Wednesday, September 21, 2011

Ad Hoc addendum - a Footnote



In the cosmopolitan world of celebrity chefs and hyper-elegant venues, Thomas Keller is an enduring figure. A rock star of menu-planning, he's been the prince of the old-line chef-cum-entrepeneurs now for over 15 years.

Up in the Napa Valley--where I grew up, for those unfamiliar with my bio--the posh restaurateurs have been moving in, summoning the rich and famous to dine in country splendor. You can count the high-ticket European sedans as they toodle up highway 29 or the Silverado Trail on any weekend, until you're blue in the face. So much money sliding by on grease.




Picnics are a European invention, but America has always taken to them with relish. The idea of eating outdoors on a pleasant sunny day, either at a picnic table, or on a blanket on the ground, has always seemed a romantic notion. Le dejeuner sur l'herbe (the luncheon on the grass) has been an inspiration for painters for hundreds of years.

Le Dejeuner sur l'Herbe by Edouard Manet [1863]


Though few people would consider dining nude in public, at any time, there are apparently some stubborn nudists in San Francisco who insist on cavorting naked in daylight around the Castro District. The City is considering ordinances designed to require some kind of protection on public seats to prevent unhygienic possibilities. Only in San Francisco!

But to get back to Mr. Keller and his menus. Keller's first venture in Napa Valley was his restaurant The French Laundry in Yountville, a tiny berg on the west side of the valley, previously known only for its old Veterans' Home facility. Not satisfied with winning 3 Stars on the Michelin Guide for The French Laundry, he opened another place, Bouchon, down the street from the other, and yet again, opened a third, Ad Hoc, in the same town. Now, as an asterisk or footnote to the whole affair, he's opened a little picnic stand behind Ad Hoc, known as addendum (addendum, that is, to Ad Hoc). addendum sounds suspiciously like another restaurant, Bibendum, which wife and I enjoy eating at in London; but I doubt they're related.

Ad Hoc Restaurant - Yountville

addendum's specialty, as you would guess, is picnic food, since there is no indoors, and except for a few picnic tables, no place to eat, in the formal sense. You order your meal from a little double-windowed cottage, and the tray of treats packed in disposable containers is brought to you from the restaurant building (in the front).

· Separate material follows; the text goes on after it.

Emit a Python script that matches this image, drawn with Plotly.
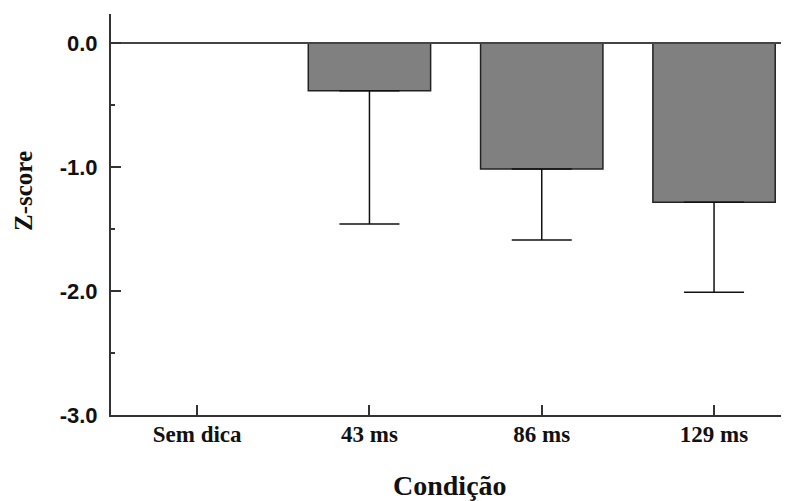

On the day we were there, the menu had BBQ Pulled Pork & Baby Back Ribs, or Buttermilk Fried Chicken, both with honey cornbread, and sweet corn succotash with classic potato salad, and carrot cake cupcakes--the whole tab running us $26.50. In today's market, a lunch like this one at that price is a bargain. Or it certainly is, considering the quality of the food. I've never tasted fried chicken or ribs to rival that which we were fed that day, or had better corn succotash. Wow. Perhaps the best part is that you don't have to sit down and be waited upon, pay a big tip, and make reservations beforehand. Certainly, it's no social triumph to order a picnic lunch, in a town with so many chic dining joints. We didn't have any wine.



If the place stays open, we'll visit again sometime.

5 comments:

Anonymous said...

$26.50 for that little bit of grid/greasy food?

You've been had !

Curtis Faville said...

Anon:

It's all about taste.

It's not about mass. Anyone can shovel rice and potato and hash on your plate for nothing.

Do you base your food budget on weight alone?

What kind of food do YOU find palatable?

Anonymous said...

I try to illuminate most saturated fats
illuminate sugar, salt

I certainly wouldn't eat that fried-in-lard and soaked in nitrates
junk

will, from time to time eat chicken breasts
or
cold-water fish... NEVER

farm raised or oil-tainted or Mercury tainted gulf or bay sea food

and NEVER eat any Italian food or anything farm raised it's all fried and white flower and over cooked.

the only thing that looks good on that tray is the succotash

if you saw how chickens are raised and slaughtered and what the are fed and the poop that they live in
you'd up-chuck !

1000 Names of Vishnu said...

looks tasty--tho could get that for half of that what it cost down here (tho..socal and not cute napa-land)
italian spicy sausage--barbequed or ...beef ribs wit the trimmings ,and barbequed pollo. sabroso. itz already dead might as well eat it. con chianti!

Unknown said...

You nay-sayers don't quite get it. The Ad-Hoc fried chicken is exceptional and at that price actually a bargain. Trust me you're not getting the same thing for half price anywhere.